A una orden de Fidel, se cubrieron todos con las escafandras, abrieron sus respectivas válvulas de oxígeno y conectaron sus aparatos de radio individuales.

Fidel se dirigió a la escotilla, apretó un botón eléctrico y esperó. La puerta se abrió silenciosamente en dos hojas corredizas, y una plataforma emergió de una ranura, bajo el umbral, para formar una rampa hasta la arena de la playa.

Desde la puerta Fidel miró afuera. El mar, la playa de suave arena y el oscuro bosque formaban un cuadro pintado por la Naturaleza de una belleza como Fidel no había visto jamás. Sin embargo, ni aún ahora era un paisaje real, El cristal polarizado de la escafandra, previsto para protegerla vista de un exceso de luz, falseaba y mataba el esplendor de los colores naturales.

Impaciente, Ricardo Balmer empujaba a su amigo:

—¡Vamos ya! ¿A qué esperas?

Fidel echó a andar sobre la rampa hasta que sus zapatos metálicos hollaron la rubia arena, dio unos pasos más y se detuvo.

Ningún sonido del exterior llegaba hasta sus oídos. Había olvidado conectar el circuito auditivo exterior.
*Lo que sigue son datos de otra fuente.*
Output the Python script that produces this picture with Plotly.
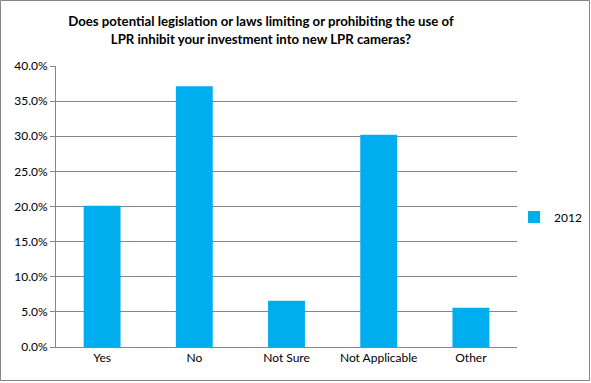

Su escafandra tenía por fuera una rejilla metálica sobre cada oído, y tras estas sendos micrófonos conectados a dos pequeños altavoces, tras pasar por un amplificador.

A la inversa, había un micrófono interior conectado a un altavoz exterior oculto tras una especie de persianilla bajo la mirilla de cristal, más o menos a la altura de la boca.